I’ve done a terrible thing that is assailing my conscience in a troubling manner. No, I haven’t taken to drinking gin before sunup, smoking opium or cavorting with teenaged nymphets or anything quite so colorful and debilitating.
The terrible thing I’ve done is to sign up with a lawn-maintenance service. That’s right, I have taken the step to now sit back as a slack-assed sluggard while a couple of young bucks lime, fertilize and mow.
The decision was a long time coming. For years Wendy had said we should have somebody else do the lawn so that it wasn’t hanging over us and we didn’t have to make arrangements when we went on vacation. And, I did think that my old man likely never cut a lawn past the age of 40. I am, ahem, a tad past the age of 40 so why should I be doing it still?
But, balked for a long time in giving in to the inevitable. You see, grass cutting was, for me, a symbol that I wasn’t yet entirely past it. In bowing down to this decision it seems like it puts me one step closer to the grave, or at least to riding around on a scooter rather than continuing to exercise my personal myth that tells me if I were single I’d still be bigtime date-bait.

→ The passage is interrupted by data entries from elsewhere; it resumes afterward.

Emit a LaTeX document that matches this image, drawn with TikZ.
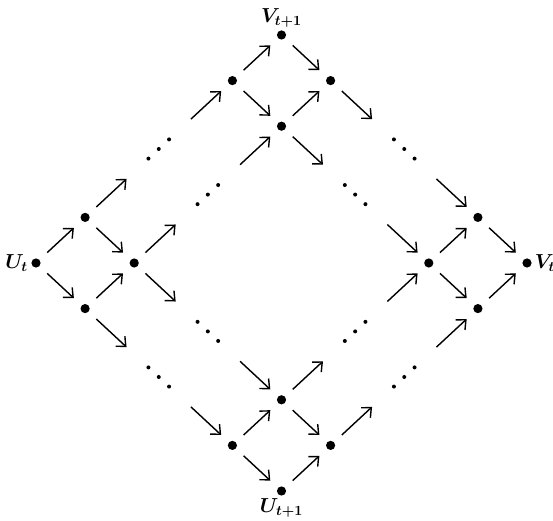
\documentclass[tikz,border=0pt]{standalone}
\usepackage{amsmath}
\usetikzlibrary{positioning, arrows.meta, calc}

\begin{document}
\begin{tikzpicture}[
        x=1.2275cm, y=1.14cm,
        pt/.style={circle, fill, inner sep=0pt, minimum size=2.3mm},
        lab/.style={font=\Large\boldmath, inner sep=2pt},
        edge/.style={-{Straight Barb[length=1.9mm, width=3.4mm]}, line width=1pt, shorten <=2.6mm, shorten >=2.6mm},
      ]
        \useasboundingbox (-0.9cm,-6.45cm) rectangle (12.925cm,6.575cm);
        % nodes of the four corners
        \node[pt] (l0) at (0,0) {};
        \node[pt] (l1u) at (1,1) {};
        \node[pt] (l1d) at (1,-1) {};
        \node[pt] (l2) at (2,0) {};
        \node[pt] (t4) at (4,4) {};
        \node[pt] (t5u) at (5,5) {};
        \node[pt] (t5d) at (5,3) {};
        \node[pt] (t6) at (6,4) {};
        \node[pt] (r8) at (8,0) {};
        \node[pt] (r9u) at (9,1) {};
        \node[pt] (r9d) at (9,-1) {};
        \node[pt] (r10) at (10,0) {};
        \node[pt] (b4) at (4,-4) {};
        \node[pt] (b5u) at (5,-3) {};
        \node[pt] (b5d) at (5,-5) {};
        \node[pt] (b6) at (6,-4) {};
        \node[lab, left=0pt of l0] (ul) {$U_t$};
        \node[lab, above=0pt of t5u] (vtl) {$V_{t+1}$};
        \node[lab, right=0pt of r10] (vl) {$V_t$};
        \node[lab, below=0pt of b5d] (utl) {$U_{t+1}$};
        % free lattice points
        \coordinate (f22) at (2,2);
        \coordinate (f33) at (3,3);
        \coordinate (f31) at (3,1);
        \coordinate (f42) at (4,2);
        \coordinate (f3m1) at (3,-1);
        \coordinate (f4m2) at (4,-2);
        \coordinate (f2m2) at (2,-2);
        \coordinate (f3m3) at (3,-3);
        \coordinate (f62) at (6,2);
        \coordinate (f71) at (7,1);
        \coordinate (f73) at (7,3);
        \coordinate (f82) at (8,2);
        \coordinate (f6m2) at (6,-2);
        \coordinate (f7m1) at (7,-1);
        \coordinate (f7m3) at (7,-3);
        \coordinate (f8m2) at (8,-2);
        % arrows
        \foreach \a/\b in {l0/l1u, l0/l1d, l1u/f22, l1u/l2, l1d/l2, l1d/f2m2, l2/f31, l2/f3m1,
            f33/t4, f42/t5d, t4/t5u, t4/t5d, t5u/t6, t5d/t6, t5d/f62, t6/f73,
            f82/r9u, f71/r8, f7m1/r8, f8m2/r9d, r8/r9u, r8/r9d, r9u/r10, r9d/r10,
            f3m3/b4, f4m2/b5u, b4/b5u, b4/b5d, b5u/b6, b5d/b6, b5u/f6m2, b6/f7m3}
          \draw[edge] (\a) -- (\b);
        % dotted gaps
        \foreach \a/\b in {f22/f33, f31/f42, f3m1/f4m2, f2m2/f3m3, f62/f71, f73/f82, f6m2/f7m1, f7m3/f8m2}
          \foreach \s in {0.29, 0.5, 0.71}
            \fill ($(\a)!\s!(\b)$) circle (0.5mm);
      \end{tikzpicture}
\end{document}
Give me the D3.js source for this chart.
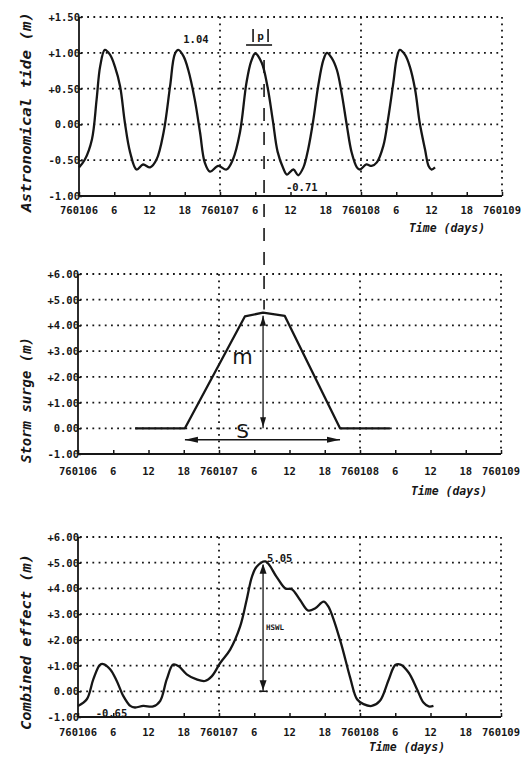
<!DOCTYPE html>
<html><head><meta charset="utf-8">
<script src="https://cdn.jsdelivr.net/npm/d3@7/dist/d3.min.js"></script>
<style>html,body{margin:0;padding:0;background:#fff;}svg{display:block}</style>
</head><body>
<script>
// ---------- data ----------
const xTickHours = [0, 6, 12, 18, 24, 30, 36, 42, 48, 54, 60, 66, 72];
const xTickLabels = ["760106", "6", "12", "18", "760107", "6", "12", "18", "760108", "6", "12", "18", "760109"];
const dayBoundaryHours = [24, 48, 72];

const tideTicks = [-1, -0.5, 0, 0.5, 1, 1.5];
const tideTickLabels = ["-1.00", "-0.50", "0.00", "+0.50", "+1.00", "+1.50"];
const meterTicks = [-1, 0, 1, 2, 3, 4, 5, 6];
const meterTickLabels = ["-1.00", "0.00", "+1.00", "+2.00", "+3.00", "+4.00", "+5.00", "+6.00"];

const panelTitles = ["Astronomical tide  (m)", "Storm surge  (m)", "Combined effect  (m)"];
const axisTitle = "Time (days)";

const tideHours = [0, 1.0, 2.2, 3.0, 3.6, 4.4, 5.3, 6.1, 7.0, 7.8, 8.7, 9.8, 10.9, 12.1, 13.2, 14.4, 15.5, 16.3, 16.9, 17.8, 18.6, 19.7, 20.6, 21.4, 22.3, 23.7, 25.1, 26.2, 27.4, 28.5, 29.3, 30.0, 31.1, 32.1, 33.0, 33.8, 34.8, 35.4, 36.5, 37.3, 38.2, 39.0, 39.9, 40.7, 41.6, 42.2, 43.0, 43.9, 44.7, 45.6, 46.4, 47.3, 47.8, 48.9, 49.8, 50.7, 51.8, 52.6, 53.5, 54.1, 54.6, 55.5, 56.3, 57.2, 58.0, 58.9, 59.5, 60.0, 60.6];
const tideValues = [-0.60, -0.49, -0.21, 0.35, 0.81, 1.04, 0.97, 0.81, 0.53, 0.03, -0.39, -0.63, -0.56, -0.60, -0.49, -0.11, 0.53, 0.98, 1.04, 0.95, 0.76, 0.35, -0.11, -0.53, -0.66, -0.58, -0.63, -0.49, -0.11, 0.58, 0.88, 0.99, 0.86, 0.52, 0.05, -0.38, -0.62, -0.70, -0.63, -0.71, -0.60, -0.35, 0.07, 0.53, 0.90, 1.00, 0.93, 0.76, 0.44, -0.02, -0.39, -0.60, -0.63, -0.56, -0.58, -0.53, -0.30, 0.07, 0.58, 0.93, 1.04, 0.97, 0.81, 0.49, 0.02, -0.35, -0.58, -0.63, -0.60];

const surgeHours = [9.7, 18.2, 28.4, 31.5, 35.2, 44.6, 53.1];
const surgeValues = [0, 0, 4.35, 4.50, 4.37, 0, 0];

const combinedHours = [0, 1.5, 2.6, 3.7, 4.3, 5.5, 6.6, 7.7, 8.9, 9.7, 11.1, 12.8, 14.0, 15.1, 16.2, 17.1, 18.5, 20.2, 21.6, 22.8, 24.2, 25.9, 27.6, 28.7, 29.6, 30.4, 31.9, 33.8, 35.3, 36.4, 37.8, 39.2, 40.4, 41.8, 42.6, 44.6, 46.3, 47.5, 48.6, 50.0, 51.4, 52.9, 54.0, 54.9, 56.3, 57.7, 58.8, 59.7, 60.5];
const combinedValues = [-0.57, -0.31, 0.46, 1.02, 1.06, 0.85, 0.40, -0.18, -0.57, -0.63, -0.57, -0.59, -0.37, 0.46, 1.04, 0.98, 0.66, 0.46, 0.40, 0.59, 1.10, 1.62, 2.52, 3.55, 4.45, 4.84, 5.05, 4.45, 4.00, 3.97, 3.55, 3.14, 3.23, 3.49, 3.30, 2.00, 0.55, -0.31, -0.50, -0.57, -0.37, 0.46, 1.02, 1.04, 0.72, 0.08, -0.44, -0.59, -0.57];

const peakHour = 31.5;

// ---------- drawing ----------
const W = 529, H = 763;
const INK = "#161616";
const MONO = "'DejaVu Sans Mono', 'Liberation Mono', monospace";
const svg = d3.select("body").append("svg").attr("width", W).attr("height", H)
  .style("background", "#fff");

const panels = [
  {left: 79, right: 502, top: 17, bottom: 196, domain: [-1, 1.5], ticks: tideTicks, labels: tideTickLabels,
   hours: tideHours, values: tideValues, curve: d3.curveCatmullRom.alpha(0.5),
   title: panelTitles[0], titleY: 112, titleLen: 200, timeX: 447, timeY: 232, labelDy: 18},
  {left: 78, right: 501, top: 274, bottom: 454, domain: [-1, 6], ticks: meterTicks, labels: meterTickLabels,
   hours: surgeHours, values: surgeValues, curve: d3.curveLinear,
   title: panelTitles[1], titleY: 400, titleLen: 126, timeX: 449, timeY: 495, labelDy: 21},
  {left: 78, right: 501, top: 537, bottom: 717, domain: [-1, 6], ticks: meterTicks, labels: meterTickLabels,
   hours: combinedHours, values: combinedValues, curve: d3.curveCatmullRom.alpha(0.5),
   title: panelTitles[2], titleY: 642, titleLen: 176, timeX: 407, timeY: 751, labelDy: 19}
];

panels.forEach(p => {
  p.x = d3.scaleLinear().domain([0, 72]).range([p.left, p.right]);
  p.y = d3.scaleLinear().domain(p.domain).range([p.bottom, p.top]);
  const g = svg.append("g");

  // horizontal dotted grid lines
  g.selectAll("line.hg").data(p.ticks.filter(v => v !== p.domain[0])).join("line")
    .attr("x1", p.left + 2).attr("x2", p.right)
    .attr("y1", d => p.y(d)).attr("y2", d => p.y(d))
    .attr("stroke", INK).attr("stroke-width", 1.8).attr("stroke-dasharray", "1.8,4.4");
  // vertical dotted lines at day boundaries
  g.selectAll("line.vg").data(dayBoundaryHours).join("line")
    .attr("x1", d => p.x(d)).attr("x2", d => p.x(d))
    .attr("y1", p.top).attr("y2", p.bottom)
    .attr("stroke", INK).attr("stroke-width", 1.8).attr("stroke-dasharray", "1.8,4.6");

  // axes (left + bottom) using d3 axes
  const xAxis = d3.axisBottom(p.x).tickValues(xTickHours).tickSize(-4).tickFormat("");
  g.append("g").attr("transform", `translate(0,${p.bottom})`).call(xAxis)
    .call(a => a.select(".domain").attr("stroke", INK).attr("stroke-width", 1.8).attr("d", `M${p.left},0H${p.right}`))
    .call(a => a.selectAll(".tick line").attr("stroke", INK).attr("stroke-width", 1.5));
  const yAxis = d3.axisLeft(p.y).tickValues(p.ticks).tickSize(-3).tickFormat("");
  g.append("g").attr("transform", `translate(${p.left},0)`).call(yAxis)
    .call(a => a.select(".domain").attr("stroke", INK).attr("stroke-width", 1.8).attr("d", `M0,${p.top}V${p.bottom}`))
    .call(a => a.selectAll(".tick line").attr("stroke", INK).attr("stroke-width", 1.5));

  // tick labels
  g.selectAll("text.yl").data(p.ticks).join("text")
    .attr("x", p.left + 1).attr("y", d => p.y(d) + 4)
    .attr("text-anchor", "end").attr("font-family", MONO).attr("font-weight", "bold")
    .attr("font-size", 10.5).attr("fill", INK)
    .text((d, i) => p.labels[i]);
  g.selectAll("text.xl").data(xTickHours).join("text")
    .attr("x", d => p.x(d)).attr("y", p.bottom + p.labelDy)
    .attr("text-anchor", "middle").attr("font-family", MONO).attr("font-weight", "bold")
    .attr("font-size", 10.5).attr("fill", INK)
    .text((d, i) => xTickLabels[i]);

  // axis titles
  g.append("text")
    .attr("transform", `translate(31,${p.titleY}) rotate(-90)`)
    .attr("text-anchor", "middle").attr("font-family", MONO).attr("font-style", "italic")
    .attr("font-weight", "bold").attr("font-size", 13.5).attr("fill", INK)
    .attr("textLength", p.titleLen).attr("lengthAdjust", "spacingAndGlyphs")
    .text(p.title);
  g.append("text")
    .attr("x", p.timeX).attr("y", p.timeY)
    .attr("text-anchor", "middle").attr("font-family", MONO).attr("font-style", "italic")
    .attr("font-weight", "bold").attr("font-size", 11.5).attr("fill", INK)
    .text(axisTitle);

  // data curve
  const line = d3.line().x(d => p.x(d[0])).y(d => p.y(d[1])).curve(p.curve);
  g.append("path").datum(d3.zip(p.hours, p.values))
    .attr("d", line).attr("fill", "none").attr("stroke", INK)
    .attr("stroke-width", 2.3).attr("stroke-linejoin", "round");
});

// ---------- annotations ----------
const [pt, ps, pc] = panels;
const ann = svg.append("g").attr("fill", INK).attr("font-family", MONO).attr("font-weight", "bold");

function label(x, y, txt, size, anchor) {
  ann.append("text").attr("x", x).attr("y", y).attr("font-size", size)
    .attr("text-anchor", anchor || "start").text(txt);
}
function seg(x1, y1, x2, y2, w, dash) {
  const l = svg.append("line").attr("x1", x1).attr("y1", y1).attr("x2", x2).attr("y2", y2)
    .attr("stroke", INK).attr("stroke-width", w || 1.5);
  if (dash) l.attr("stroke-dasharray", dash);
  return l;
}
function head(x, y, dir, len, wid) {
  // dir: 'up','down','left','right' ; tip at (x,y)
  let pts;
  if (dir === "up") pts = [[x, y], [x - wid, y + len], [x + wid, y + len]];
  if (dir === "down") pts = [[x, y], [x - wid, y - len], [x + wid, y - len]];
  if (dir === "left") pts = [[x, y], [x + len, y - wid], [x + len, y + wid]];
  if (dir === "right") pts = [[x, y], [x - len, y - wid], [x - len, y + wid]];
  svg.append("path").attr("d", "M" + pts.map(q => q.join(",")).join("L") + "Z").attr("fill", INK);
}

// top panel labels
label(pt.x(16.9) + 5, pt.y(1.04) - 7, "1.04", 10.5);
label(pt.x(35.4) - 1, pt.y(-0.71) + 16, "-0.71", 10.5);
// |p| bracket
const bx = pt.x(peakHour);
seg(bx - 11, 29, bx - 11, 42, 1.6);
seg(bx + 4, 29, bx + 4, 42, 1.6);
label(bx - 3.5, 40, "p", 11, "middle");
seg(bx - 18, 45, bx + 8, 45, 1.6);

// dashed connector
const px = pt.x(peakHour);
seg(px, pt.y(0.9), px, ps.y(4.62), 1.6, "13,11");

// surge: m arrow
const sx = ps.x(peakHour);
seg(sx, ps.y(4.45) + 2, sx, ps.y(0), 1.3);
head(sx, ps.y(4.45) + 2, "up", 10, 3);
head(sx, ps.y(0) - 1, "down", 10, 3);
svg.append("text").attr("x", ps.x(28.0)).attr("y", ps.y(2.5)).attr("font-family", "'DejaVu Sans', sans-serif")
  .attr("font-size", 21).attr("fill", INK).attr("text-anchor", "middle").text("m");
// S arrow
const sy = ps.y(-0.45);
seg(ps.x(18.2), sy, ps.x(44.6), sy, 1.5);
head(ps.x(18.2), sy, "left", 13, 3);
head(ps.x(44.6), sy, "right", 13, 3);
svg.append("text").attr("x", ps.x(28.0)).attr("y", sy - 2).attr("font-family", "'DejaVu Sans', sans-serif")
  .attr("font-size", 20).attr("fill", INK).attr("text-anchor", "middle").text("S");

// combined: HSWL arrow
const cx = pc.x(peakHour);
seg(cx, pc.y(5.0) + 2, cx, pc.y(0), 1.3);
head(cx, pc.y(5.0) + 1, "up", 10, 3.5);
head(cx, pc.y(0) - 1, "down", 10, 3.5);
seg(cx - 4, pc.y(0), cx + 4, pc.y(0), 1.5);
label(cx + 4, pc.y(5.05) + 1, "5.05", 10.5);
label(cx + 3, pc.y(2.4), "HSWL", 7.5);
label(pc.x(3.0), pc.y(-0.65) + 9, "-0.65", 10.5);
</script>
</body></html>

As it is, we live in the heart of suburbia and in North American suburbia lawns rule. When we moved into this house over a decade ago it had huge lawns front and back. The previous owners obviously cherished their herbaceous verdancy and had installed underground sprinklers and all the other accoutrements of lawn care. Over the years we have whittled away at a lot of the lawn and put it into neato little flowerbeds and the like. But, there is still a lot of it left and what’s left does need mowing on a regular basis.
There are those anal enviro sorts that maintain lawns are wasteful and hence evil. Well, actually they’re not. They serve nicely in cooling the house on those 11 torrid days we get each summer. So, I don’t mind them and I like them to look good, neat and trim and verdant, and the sprinklers take care of that.
I also suffer from lawn maintenance guilt. For a few days prior to actual mowing I would fuss and fret how the lawn needed cutting and I would chastise myself for not getting to it by focusing on things like earning a living in the manner I do.
And sometimes my neighbor would beat me to the task. That would send my guilt into the stratosphere, especially a few years ago when Dale, my former neighbor would beat me to the task. At one level I loved it when Dale cut her lawn because she would wear skimpy enough to be barely legal shorts and had tanned legs to her armpits, but it would still make me guilty when I got there first. Dale told me later that if I’d cut my lawn when she was out, she’d feel compelled to cut hers. Actually I knew that, and that meant she’d be out in her bitty shorts. It doesn’t take much to amuse me.
What really prompted my decision at this time juncture is that age had finally taken its toll on my mower. It has been a good mower that we bought when we moved into the house in 1998. But, time and wear had done what they do and beginning a few years ago bits began to fall off; then the plastic wheels broke and had to be replaced, and finally the recoil starter cord broke no less than three times and I had to go through the ordeal of rewinding a new one.
When it broke for the last time, late last summer, Wendy said she was going to be firm about it all. She didn’t want to get a new mower; she wanted somebody else to have the headache. I grudgingly agreed after we’d had a service come in to do the final mowings of the season. I had to confess that was kind of nice.
Yet even now, I look out and think I could be out there cutting the thing if only I had a mower. I had to actually stop myself from perusing the mowers at Home Depot last weekend, but damn it, they look so nice, so inviting, and so seductive.
But, Wendy’s ‘no!’ was firm, so I guess I’ll just have to adjust.